[start Dataset content]

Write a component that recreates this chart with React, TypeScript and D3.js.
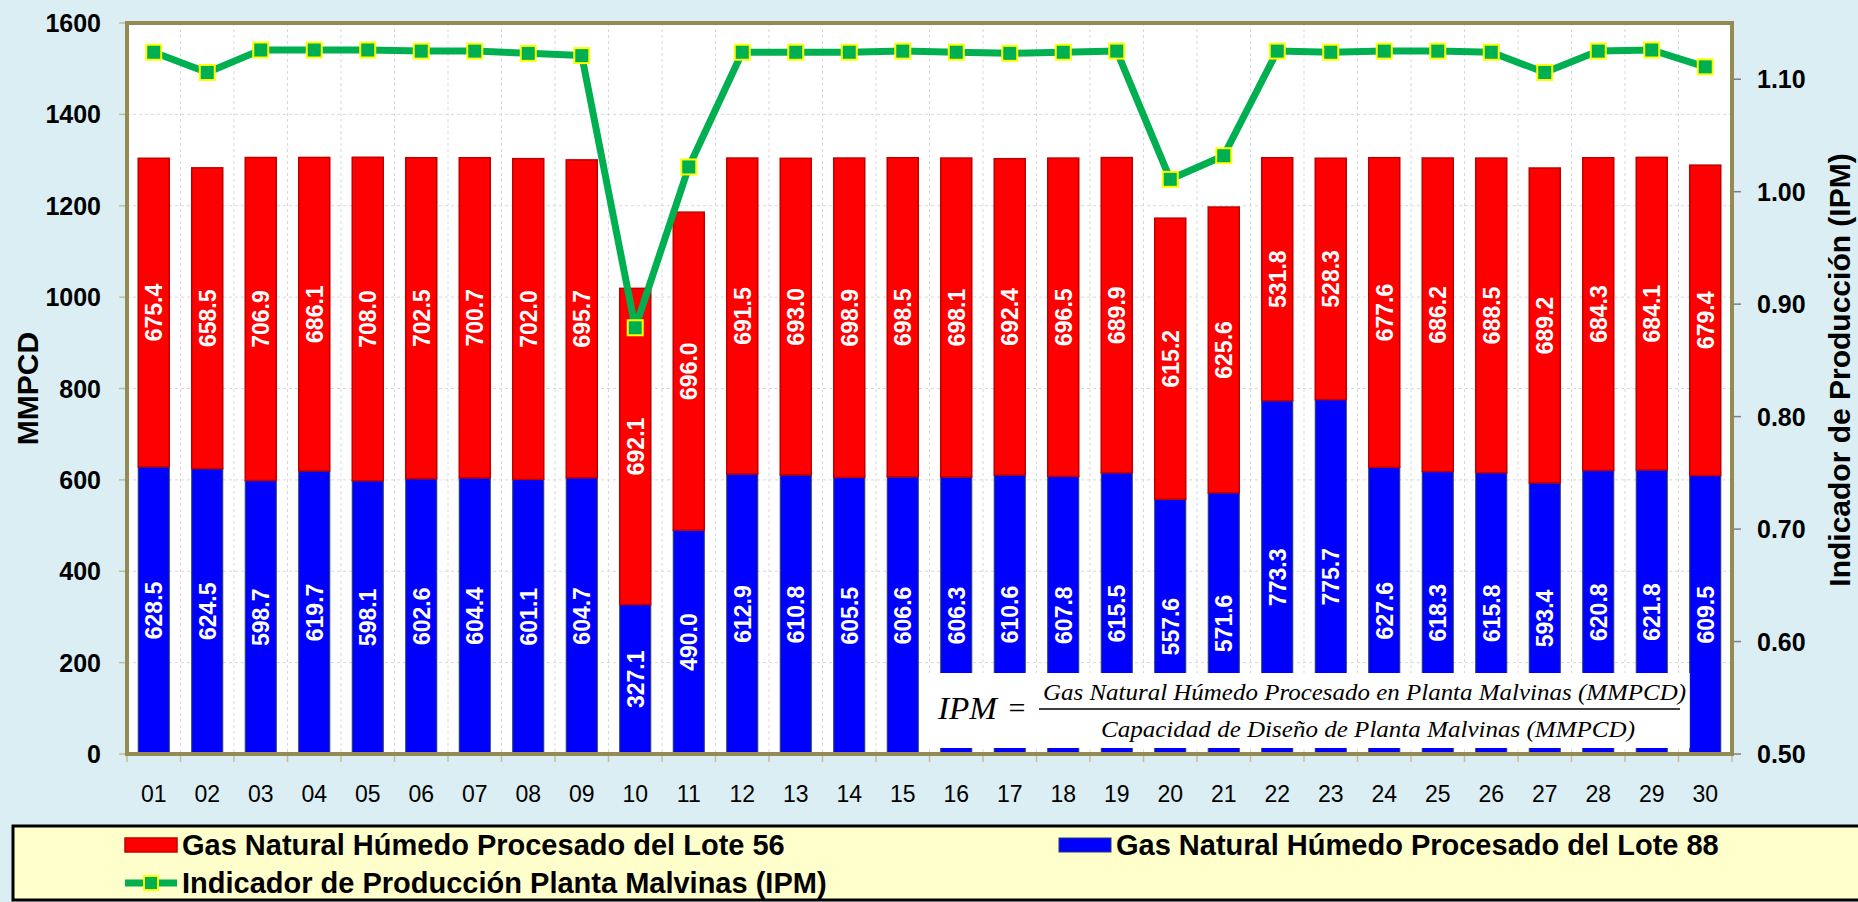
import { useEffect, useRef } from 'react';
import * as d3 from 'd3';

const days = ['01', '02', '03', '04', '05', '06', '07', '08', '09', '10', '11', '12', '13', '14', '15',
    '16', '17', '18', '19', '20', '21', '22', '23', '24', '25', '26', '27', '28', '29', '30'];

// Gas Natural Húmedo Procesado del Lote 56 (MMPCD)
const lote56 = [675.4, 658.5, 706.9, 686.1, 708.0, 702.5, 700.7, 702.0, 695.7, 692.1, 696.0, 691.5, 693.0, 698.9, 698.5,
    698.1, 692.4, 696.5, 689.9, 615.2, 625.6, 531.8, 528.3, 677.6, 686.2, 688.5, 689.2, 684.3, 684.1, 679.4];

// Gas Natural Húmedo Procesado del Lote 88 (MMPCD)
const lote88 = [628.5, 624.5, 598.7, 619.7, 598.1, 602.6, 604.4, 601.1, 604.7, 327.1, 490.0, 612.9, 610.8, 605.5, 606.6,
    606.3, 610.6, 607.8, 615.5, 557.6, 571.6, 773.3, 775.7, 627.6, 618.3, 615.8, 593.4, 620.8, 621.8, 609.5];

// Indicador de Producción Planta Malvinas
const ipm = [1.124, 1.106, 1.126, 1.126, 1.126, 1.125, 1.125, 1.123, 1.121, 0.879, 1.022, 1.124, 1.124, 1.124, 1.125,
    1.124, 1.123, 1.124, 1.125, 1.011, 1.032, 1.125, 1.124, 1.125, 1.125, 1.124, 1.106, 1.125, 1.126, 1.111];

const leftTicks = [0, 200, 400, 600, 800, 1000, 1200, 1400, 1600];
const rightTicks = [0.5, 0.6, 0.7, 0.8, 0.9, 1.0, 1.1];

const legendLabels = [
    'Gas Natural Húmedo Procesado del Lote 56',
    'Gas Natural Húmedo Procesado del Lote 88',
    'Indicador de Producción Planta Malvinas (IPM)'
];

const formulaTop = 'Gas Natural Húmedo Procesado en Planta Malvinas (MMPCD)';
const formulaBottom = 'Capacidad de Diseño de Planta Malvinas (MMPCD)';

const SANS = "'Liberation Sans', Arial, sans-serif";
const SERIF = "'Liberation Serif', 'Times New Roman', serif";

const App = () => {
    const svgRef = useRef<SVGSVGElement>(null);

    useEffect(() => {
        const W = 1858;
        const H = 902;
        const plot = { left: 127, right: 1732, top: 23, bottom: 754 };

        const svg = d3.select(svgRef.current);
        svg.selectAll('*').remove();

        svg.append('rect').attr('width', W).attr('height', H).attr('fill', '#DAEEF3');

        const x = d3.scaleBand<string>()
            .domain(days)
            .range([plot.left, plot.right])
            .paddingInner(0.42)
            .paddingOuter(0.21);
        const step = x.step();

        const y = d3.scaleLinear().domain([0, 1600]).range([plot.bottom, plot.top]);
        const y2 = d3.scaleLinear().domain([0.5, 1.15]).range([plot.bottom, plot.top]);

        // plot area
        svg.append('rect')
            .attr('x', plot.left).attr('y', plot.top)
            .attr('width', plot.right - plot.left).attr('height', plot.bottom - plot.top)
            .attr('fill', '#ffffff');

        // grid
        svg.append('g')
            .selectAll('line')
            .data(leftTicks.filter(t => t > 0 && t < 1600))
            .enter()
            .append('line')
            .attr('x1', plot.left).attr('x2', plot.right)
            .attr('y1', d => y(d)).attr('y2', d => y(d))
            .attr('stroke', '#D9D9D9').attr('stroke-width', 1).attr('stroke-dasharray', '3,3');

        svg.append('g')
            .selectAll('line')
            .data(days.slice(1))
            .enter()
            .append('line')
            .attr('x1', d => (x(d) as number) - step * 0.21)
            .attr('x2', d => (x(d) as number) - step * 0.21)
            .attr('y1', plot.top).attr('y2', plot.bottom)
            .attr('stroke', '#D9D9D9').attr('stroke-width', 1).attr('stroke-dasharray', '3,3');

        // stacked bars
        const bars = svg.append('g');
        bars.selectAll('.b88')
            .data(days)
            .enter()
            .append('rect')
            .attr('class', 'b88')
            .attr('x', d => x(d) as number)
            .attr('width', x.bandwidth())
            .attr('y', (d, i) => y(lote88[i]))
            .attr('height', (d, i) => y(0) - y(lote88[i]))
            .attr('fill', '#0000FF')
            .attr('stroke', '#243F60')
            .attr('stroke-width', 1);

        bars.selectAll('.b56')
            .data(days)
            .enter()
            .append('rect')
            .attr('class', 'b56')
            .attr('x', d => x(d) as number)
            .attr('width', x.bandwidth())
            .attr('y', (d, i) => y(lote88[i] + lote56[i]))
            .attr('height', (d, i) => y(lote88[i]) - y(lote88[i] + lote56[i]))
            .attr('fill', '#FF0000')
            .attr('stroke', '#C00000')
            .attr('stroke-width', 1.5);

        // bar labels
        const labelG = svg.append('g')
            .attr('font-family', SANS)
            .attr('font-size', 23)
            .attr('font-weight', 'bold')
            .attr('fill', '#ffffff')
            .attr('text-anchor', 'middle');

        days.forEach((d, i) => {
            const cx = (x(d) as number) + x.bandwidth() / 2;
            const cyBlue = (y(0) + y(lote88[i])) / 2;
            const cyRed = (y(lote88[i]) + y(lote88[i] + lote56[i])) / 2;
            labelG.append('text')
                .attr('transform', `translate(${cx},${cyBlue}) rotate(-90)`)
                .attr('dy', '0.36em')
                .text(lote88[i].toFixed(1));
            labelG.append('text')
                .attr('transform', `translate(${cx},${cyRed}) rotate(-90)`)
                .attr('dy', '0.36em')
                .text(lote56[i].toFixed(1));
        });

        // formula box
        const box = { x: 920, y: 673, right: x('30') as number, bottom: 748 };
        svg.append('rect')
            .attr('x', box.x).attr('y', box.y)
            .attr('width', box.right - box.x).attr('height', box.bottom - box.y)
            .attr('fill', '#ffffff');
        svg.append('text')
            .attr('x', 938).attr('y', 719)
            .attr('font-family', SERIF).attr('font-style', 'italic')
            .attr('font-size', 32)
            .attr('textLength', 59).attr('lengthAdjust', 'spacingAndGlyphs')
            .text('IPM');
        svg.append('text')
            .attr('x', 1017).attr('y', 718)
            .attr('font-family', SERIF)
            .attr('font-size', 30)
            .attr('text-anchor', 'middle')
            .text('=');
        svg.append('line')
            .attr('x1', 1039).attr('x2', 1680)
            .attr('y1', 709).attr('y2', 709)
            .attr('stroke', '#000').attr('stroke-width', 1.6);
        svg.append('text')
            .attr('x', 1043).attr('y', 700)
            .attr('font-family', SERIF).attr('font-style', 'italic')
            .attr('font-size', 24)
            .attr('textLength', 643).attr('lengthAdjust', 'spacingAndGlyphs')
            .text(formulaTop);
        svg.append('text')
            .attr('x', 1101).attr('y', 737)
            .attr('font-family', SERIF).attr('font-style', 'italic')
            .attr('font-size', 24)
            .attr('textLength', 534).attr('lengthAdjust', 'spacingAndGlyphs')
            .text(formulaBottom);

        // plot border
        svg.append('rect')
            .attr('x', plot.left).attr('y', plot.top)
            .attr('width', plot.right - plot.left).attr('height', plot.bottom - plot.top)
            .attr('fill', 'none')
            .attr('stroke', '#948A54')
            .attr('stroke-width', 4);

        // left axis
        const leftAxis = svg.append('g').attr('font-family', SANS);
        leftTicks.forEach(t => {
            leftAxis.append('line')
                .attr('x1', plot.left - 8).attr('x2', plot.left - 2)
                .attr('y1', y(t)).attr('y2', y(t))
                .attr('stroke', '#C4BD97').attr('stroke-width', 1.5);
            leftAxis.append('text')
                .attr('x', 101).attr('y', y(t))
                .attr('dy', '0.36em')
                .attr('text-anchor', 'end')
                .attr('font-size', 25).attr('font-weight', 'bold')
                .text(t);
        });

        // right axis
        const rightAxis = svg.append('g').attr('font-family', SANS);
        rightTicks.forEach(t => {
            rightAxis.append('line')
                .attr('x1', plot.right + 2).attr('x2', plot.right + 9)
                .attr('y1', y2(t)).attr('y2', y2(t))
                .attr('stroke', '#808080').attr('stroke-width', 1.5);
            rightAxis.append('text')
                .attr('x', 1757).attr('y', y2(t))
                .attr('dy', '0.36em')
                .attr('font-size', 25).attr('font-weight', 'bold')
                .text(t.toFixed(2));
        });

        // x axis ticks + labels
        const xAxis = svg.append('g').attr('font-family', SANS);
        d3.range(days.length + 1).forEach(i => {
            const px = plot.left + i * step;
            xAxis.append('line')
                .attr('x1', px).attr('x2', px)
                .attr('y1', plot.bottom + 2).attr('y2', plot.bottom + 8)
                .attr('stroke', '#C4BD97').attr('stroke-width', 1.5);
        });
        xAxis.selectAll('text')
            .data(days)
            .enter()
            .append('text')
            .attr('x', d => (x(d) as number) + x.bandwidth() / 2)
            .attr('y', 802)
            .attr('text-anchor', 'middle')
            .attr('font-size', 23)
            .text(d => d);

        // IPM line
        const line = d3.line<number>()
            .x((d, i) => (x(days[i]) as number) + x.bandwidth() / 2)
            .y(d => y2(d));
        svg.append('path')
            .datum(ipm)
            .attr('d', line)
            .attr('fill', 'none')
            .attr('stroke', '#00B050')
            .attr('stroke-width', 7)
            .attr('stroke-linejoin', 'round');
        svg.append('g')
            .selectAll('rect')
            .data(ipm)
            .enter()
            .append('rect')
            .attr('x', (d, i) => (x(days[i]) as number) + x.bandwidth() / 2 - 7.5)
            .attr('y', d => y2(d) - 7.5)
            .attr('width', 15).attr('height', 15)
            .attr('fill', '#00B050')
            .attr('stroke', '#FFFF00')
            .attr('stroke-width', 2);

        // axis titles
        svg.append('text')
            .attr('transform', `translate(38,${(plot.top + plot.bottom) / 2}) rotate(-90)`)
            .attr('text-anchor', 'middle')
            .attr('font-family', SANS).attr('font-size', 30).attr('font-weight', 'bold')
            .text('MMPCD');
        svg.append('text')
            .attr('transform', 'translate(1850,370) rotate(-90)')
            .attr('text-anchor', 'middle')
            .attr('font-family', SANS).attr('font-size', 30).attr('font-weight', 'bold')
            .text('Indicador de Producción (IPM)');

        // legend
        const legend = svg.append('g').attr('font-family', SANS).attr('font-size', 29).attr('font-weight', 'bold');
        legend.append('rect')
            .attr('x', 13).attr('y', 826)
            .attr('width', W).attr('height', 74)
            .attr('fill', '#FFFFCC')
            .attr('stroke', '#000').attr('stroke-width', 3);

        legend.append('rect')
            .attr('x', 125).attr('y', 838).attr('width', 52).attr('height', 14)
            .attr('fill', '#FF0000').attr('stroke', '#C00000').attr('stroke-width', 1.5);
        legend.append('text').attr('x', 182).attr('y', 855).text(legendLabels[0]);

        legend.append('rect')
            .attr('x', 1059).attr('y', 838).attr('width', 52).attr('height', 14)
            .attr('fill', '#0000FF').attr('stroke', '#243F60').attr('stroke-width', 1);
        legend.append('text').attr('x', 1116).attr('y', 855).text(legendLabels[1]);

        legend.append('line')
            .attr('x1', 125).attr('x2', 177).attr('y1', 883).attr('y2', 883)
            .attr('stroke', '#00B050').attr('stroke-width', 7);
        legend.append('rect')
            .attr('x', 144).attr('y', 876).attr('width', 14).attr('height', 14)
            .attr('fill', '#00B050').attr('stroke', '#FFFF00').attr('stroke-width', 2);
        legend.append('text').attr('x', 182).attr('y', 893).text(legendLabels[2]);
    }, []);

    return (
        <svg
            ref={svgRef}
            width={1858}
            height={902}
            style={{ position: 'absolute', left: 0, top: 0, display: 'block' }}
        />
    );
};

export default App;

[end Dataset content]

(Written request) Every line from the start of the listing above through the line with "23, bottom: 754" should be repeated exactly; skip the pictures and add nothing else.

(Answer to this task)
Write a component that recreates this chart with React, TypeScript and D3.js.
import { useEffect, useRef } from 'react';
import * as d3 from 'd3';

const days = ['01', '02', '03', '04', '05', '06', '07', '08', '09', '10', '11', '12', '13', '14', '15',
    '16', '17', '18', '19', '20', '21', '22', '23', '24', '25', '26', '27', '28', '29', '30'];

// Gas Natural Húmedo Procesado del Lote 56 (MMPCD)
const lote56 = [675.4, 658.5, 706.9, 686.1, 708.0, 702.5, 700.7, 702.0, 695.7, 692.1, 696.0, 691.5, 693.0, 698.9, 698.5,
    698.1, 692.4, 696.5, 689.9, 615.2, 625.6, 531.8, 528.3, 677.6, 686.2, 688.5, 689.2, 684.3, 684.1, 679.4];

// Gas Natural Húmedo Procesado del Lote 88 (MMPCD)
const lote88 = [628.5, 624.5, 598.7, 619.7, 598.1, 602.6, 604.4, 601.1, 604.7, 327.1, 490.0, 612.9, 610.8, 605.5, 606.6,
    606.3, 610.6, 607.8, 615.5, 557.6, 571.6, 773.3, 775.7, 627.6, 618.3, 615.8, 593.4, 620.8, 621.8, 609.5];

// Indicador de Producción Planta Malvinas
const ipm = [1.124, 1.106, 1.126, 1.126, 1.126, 1.125, 1.125, 1.123, 1.121, 0.879, 1.022, 1.124, 1.124, 1.124, 1.125,
    1.124, 1.123, 1.124, 1.125, 1.011, 1.032, 1.125, 1.124, 1.125, 1.125, 1.124, 1.106, 1.125, 1.126, 1.111];

const leftTicks = [0, 200, 400, 600, 800, 1000, 1200, 1400, 1600];
const rightTicks = [0.5, 0.6, 0.7, 0.8, 0.9, 1.0, 1.1];

const legendLabels = [
    'Gas Natural Húmedo Procesado del Lote 56',
    'Gas Natural Húmedo Procesado del Lote 88',
    'Indicador de Producción Planta Malvinas (IPM)'
];

const formulaTop = 'Gas Natural Húmedo Procesado en Planta Malvinas (MMPCD)';
const formulaBottom = 'Capacidad de Diseño de Planta Malvinas (MMPCD)';

const SANS = "'Liberation Sans', Arial, sans-serif";
const SERIF = "'Liberation Serif', 'Times New Roman', serif";

const App = () => {
    const svgRef = useRef<SVGSVGElement>(null);

    useEffect(() => {
        const W = 1858;
        const H = 902;
        const plot = { left: 127, right: 1732, top: 23, bottom: 754 };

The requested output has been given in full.